◆ Directions for this task:
Please repeat all of the lines that follow, exactly as written.

──────────────────────────────

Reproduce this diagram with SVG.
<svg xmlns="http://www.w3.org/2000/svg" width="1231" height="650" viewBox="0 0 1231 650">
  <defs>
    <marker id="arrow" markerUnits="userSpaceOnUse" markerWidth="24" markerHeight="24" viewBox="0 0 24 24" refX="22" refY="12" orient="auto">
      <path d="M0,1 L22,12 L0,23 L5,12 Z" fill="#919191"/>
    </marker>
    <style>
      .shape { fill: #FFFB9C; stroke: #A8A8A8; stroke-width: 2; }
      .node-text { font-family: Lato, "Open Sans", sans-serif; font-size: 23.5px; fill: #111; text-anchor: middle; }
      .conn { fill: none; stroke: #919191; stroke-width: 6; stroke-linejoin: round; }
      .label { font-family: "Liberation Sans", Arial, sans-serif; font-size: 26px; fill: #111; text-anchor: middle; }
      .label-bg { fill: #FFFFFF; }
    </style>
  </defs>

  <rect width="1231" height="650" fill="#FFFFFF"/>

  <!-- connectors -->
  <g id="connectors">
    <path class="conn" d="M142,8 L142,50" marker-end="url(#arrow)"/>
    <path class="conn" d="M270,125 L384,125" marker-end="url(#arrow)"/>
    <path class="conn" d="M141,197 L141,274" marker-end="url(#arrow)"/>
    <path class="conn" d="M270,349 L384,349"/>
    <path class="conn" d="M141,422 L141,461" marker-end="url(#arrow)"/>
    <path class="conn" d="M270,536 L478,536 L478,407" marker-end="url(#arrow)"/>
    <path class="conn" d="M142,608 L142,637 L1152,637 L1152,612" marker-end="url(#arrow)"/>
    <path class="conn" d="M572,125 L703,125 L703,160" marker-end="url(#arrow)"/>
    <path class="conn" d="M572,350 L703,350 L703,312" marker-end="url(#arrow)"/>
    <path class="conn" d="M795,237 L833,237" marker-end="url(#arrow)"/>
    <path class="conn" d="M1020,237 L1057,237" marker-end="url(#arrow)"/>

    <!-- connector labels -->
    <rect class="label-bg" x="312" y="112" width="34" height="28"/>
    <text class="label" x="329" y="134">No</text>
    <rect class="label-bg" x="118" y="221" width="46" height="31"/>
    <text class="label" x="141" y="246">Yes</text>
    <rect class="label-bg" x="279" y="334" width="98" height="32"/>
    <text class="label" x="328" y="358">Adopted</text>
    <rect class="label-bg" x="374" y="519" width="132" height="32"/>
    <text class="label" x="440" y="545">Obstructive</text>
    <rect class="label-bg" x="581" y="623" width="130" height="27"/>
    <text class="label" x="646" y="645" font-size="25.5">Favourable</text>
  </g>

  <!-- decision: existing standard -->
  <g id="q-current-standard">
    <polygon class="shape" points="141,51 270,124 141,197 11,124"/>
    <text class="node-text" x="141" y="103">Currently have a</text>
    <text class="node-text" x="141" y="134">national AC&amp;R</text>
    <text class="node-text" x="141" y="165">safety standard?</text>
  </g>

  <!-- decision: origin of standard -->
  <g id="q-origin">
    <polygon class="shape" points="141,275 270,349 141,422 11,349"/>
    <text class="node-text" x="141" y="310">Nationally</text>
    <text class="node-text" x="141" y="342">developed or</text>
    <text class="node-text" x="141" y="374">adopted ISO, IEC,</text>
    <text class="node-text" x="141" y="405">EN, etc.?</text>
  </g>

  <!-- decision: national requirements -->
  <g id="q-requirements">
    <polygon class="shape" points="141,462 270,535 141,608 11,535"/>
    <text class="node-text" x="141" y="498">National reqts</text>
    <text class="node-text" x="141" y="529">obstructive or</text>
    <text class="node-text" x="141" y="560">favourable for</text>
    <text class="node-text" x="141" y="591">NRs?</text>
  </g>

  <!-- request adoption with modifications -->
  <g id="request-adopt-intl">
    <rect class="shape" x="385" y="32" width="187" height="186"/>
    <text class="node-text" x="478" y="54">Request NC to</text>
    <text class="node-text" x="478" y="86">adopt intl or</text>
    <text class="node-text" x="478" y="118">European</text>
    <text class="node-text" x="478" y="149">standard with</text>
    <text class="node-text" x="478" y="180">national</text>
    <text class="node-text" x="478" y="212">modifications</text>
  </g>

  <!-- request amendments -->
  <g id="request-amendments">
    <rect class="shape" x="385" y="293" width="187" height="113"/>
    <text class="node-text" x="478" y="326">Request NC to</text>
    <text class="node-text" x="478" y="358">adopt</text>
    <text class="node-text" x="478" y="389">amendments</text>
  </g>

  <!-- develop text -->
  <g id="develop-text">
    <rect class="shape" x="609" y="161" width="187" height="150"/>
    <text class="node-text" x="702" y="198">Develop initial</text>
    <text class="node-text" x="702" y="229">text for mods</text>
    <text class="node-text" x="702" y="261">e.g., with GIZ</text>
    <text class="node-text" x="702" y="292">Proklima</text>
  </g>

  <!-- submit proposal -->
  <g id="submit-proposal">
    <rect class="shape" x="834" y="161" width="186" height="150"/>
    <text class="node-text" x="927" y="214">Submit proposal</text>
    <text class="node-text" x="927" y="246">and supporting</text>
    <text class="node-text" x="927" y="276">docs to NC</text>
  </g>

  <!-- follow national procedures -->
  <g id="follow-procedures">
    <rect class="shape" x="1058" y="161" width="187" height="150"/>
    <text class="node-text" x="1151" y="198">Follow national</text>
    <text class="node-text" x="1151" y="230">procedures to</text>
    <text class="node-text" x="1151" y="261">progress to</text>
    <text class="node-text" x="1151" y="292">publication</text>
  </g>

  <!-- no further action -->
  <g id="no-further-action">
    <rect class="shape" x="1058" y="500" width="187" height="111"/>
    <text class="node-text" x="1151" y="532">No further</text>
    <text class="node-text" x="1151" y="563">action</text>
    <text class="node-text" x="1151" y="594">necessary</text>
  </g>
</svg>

──────────────────────────────

◆ Result:
Reproduce this diagram with SVG.
<svg xmlns="http://www.w3.org/2000/svg" width="1231" height="650" viewBox="0 0 1231 650">
  <defs>
    <marker id="arrow" markerUnits="userSpaceOnUse" markerWidth="24" markerHeight="24" viewBox="0 0 24 24" refX="22" refY="12" orient="auto">
      <path d="M0,1 L22,12 L0,23 L5,12 Z" fill="#919191"/>
    </marker>
    <style>
      .shape { fill: #FFFB9C; stroke: #A8A8A8; stroke-width: 2; }
      .node-text { font-family: Lato, "Open Sans", sans-serif; font-size: 23.5px; fill: #111; text-anchor: middle; }
      .conn { fill: none; stroke: #919191; stroke-width: 6; stroke-linejoin: round; }
      .label { font-family: "Liberation Sans", Arial, sans-serif; font-size: 26px; fill: #111; text-anchor: middle; }
      .label-bg { fill: #FFFFFF; }
    </style>
  </defs>

  <rect width="1231" height="650" fill="#FFFFFF"/>

  <!-- connectors -->
  <g id="connectors">
    <path class="conn" d="M142,8 L142,50" marker-end="url(#arrow)"/>
    <path class="conn" d="M270,125 L384,125" marker-end="url(#arrow)"/>
    <path class="conn" d="M141,197 L141,274" marker-end="url(#arrow)"/>
    <path class="conn" d="M270,349 L384,349"/>
    <path class="conn" d="M141,422 L141,461" marker-end="url(#arrow)"/>
    <path class="conn" d="M270,536 L478,536 L478,407" marker-end="url(#arrow)"/>
    <path class="conn" d="M142,608 L142,637 L1152,637 L1152,612" marker-end="url(#arrow)"/>
    <path class="conn" d="M572,125 L703,125 L703,160" marker-end="url(#arrow)"/>
    <path class="conn" d="M572,350 L703,350 L703,312" marker-end="url(#arrow)"/>
    <path class="conn" d="M795,237 L833,237" marker-end="url(#arrow)"/>
    <path class="conn" d="M1020,237 L1057,237" marker-end="url(#arrow)"/>

    <!-- connector labels -->
    <rect class="label-bg" x="312" y="112" width="34" height="28"/>
    <text class="label" x="329" y="134">No</text>
    <rect class="label-bg" x="118" y="221" width="46" height="31"/>
    <text class="label" x="141" y="246">Yes</text>
    <rect class="label-bg" x="279" y="334" width="98" height="32"/>
    <text class="label" x="328" y="358">Adopted</text>
    <rect class="label-bg" x="374" y="519" width="132" height="32"/>
    <text class="label" x="440" y="545">Obstructive</text>
    <rect class="label-bg" x="581" y="623" width="130" height="27"/>
    <text class="label" x="646" y="645" font-size="25.5">Favourable</text>
  </g>

  <!-- decision: existing standard -->
  <g id="q-current-standard">
    <polygon class="shape" points="141,51 270,124 141,197 11,124"/>
    <text class="node-text" x="141" y="103">Currently have a</text>
    <text class="node-text" x="141" y="134">national AC&amp;R</text>
    <text class="node-text" x="141" y="165">safety standard?</text>
  </g>

  <!-- decision: origin of standard -->
  <g id="q-origin">
    <polygon class="shape" points="141,275 270,349 141,422 11,349"/>
    <text class="node-text" x="141" y="310">Nationally</text>
    <text class="node-text" x="141" y="342">developed or</text>
    <text class="node-text" x="141" y="374">adopted ISO, IEC,</text>
    <text class="node-text" x="141" y="405">EN, etc.?</text>
  </g>

  <!-- decision: national requirements -->
  <g id="q-requirements">
    <polygon class="shape" points="141,462 270,535 141,608 11,535"/>
    <text class="node-text" x="141" y="498">National reqts</text>
    <text class="node-text" x="141" y="529">obstructive or</text>
    <text class="node-text" x="141" y="560">favourable for</text>
    <text class="node-text" x="141" y="591">NRs?</text>
  </g>

  <!-- request adoption with modifications -->
  <g id="request-adopt-intl">
    <rect class="shape" x="385" y="32" width="187" height="186"/>
    <text class="node-text" x="478" y="54">Request NC to</text>
    <text class="node-text" x="478" y="86">adopt intl or</text>
    <text class="node-text" x="478" y="118">European</text>
    <text class="node-text" x="478" y="149">standard with</text>
    <text class="node-text" x="478" y="180">national</text>
    <text class="node-text" x="478" y="212">modifications</text>
  </g>

  <!-- request amendments -->
  <g id="request-amendments">
    <rect class="shape" x="385" y="293" width="187" height="113"/>
    <text class="node-text" x="478" y="326">Request NC to</text>
    <text class="node-text" x="478" y="358">adopt</text>
    <text class="node-text" x="478" y="389">amendments</text>
  </g>

  <!-- develop text -->
  <g id="develop-text">
    <rect class="shape" x="609" y="161" width="187" height="150"/>
    <text class="node-text" x="702" y="198">Develop initial</text>
    <text class="node-text" x="702" y="229">text for mods</text>
    <text class="node-text" x="702" y="261">e.g., with GIZ</text>
    <text class="node-text" x="702" y="292">Proklima</text>
  </g>

  <!-- submit proposal -->
  <g id="submit-proposal">
    <rect class="shape" x="834" y="161" width="186" height="150"/>
    <text class="node-text" x="927" y="214">Submit proposal</text>
    <text class="node-text" x="927" y="246">and supporting</text>
    <text class="node-text" x="927" y="276">docs to NC</text>
  </g>

  <!-- follow national procedures -->
  <g id="follow-procedures">
    <rect class="shape" x="1058" y="161" width="187" height="150"/>
    <text class="node-text" x="1151" y="198">Follow national</text>
    <text class="node-text" x="1151" y="230">procedures to</text>
    <text class="node-text" x="1151" y="261">progress to</text>
    <text class="node-text" x="1151" y="292">publication</text>
  </g>

  <!-- no further action -->
  <g id="no-further-action">
    <rect class="shape" x="1058" y="500" width="187" height="111"/>
    <text class="node-text" x="1151" y="532">No further</text>
    <text class="node-text" x="1151" y="563">action</text>
    <text class="node-text" x="1151" y="594">necessary</text>
  </g>
</svg>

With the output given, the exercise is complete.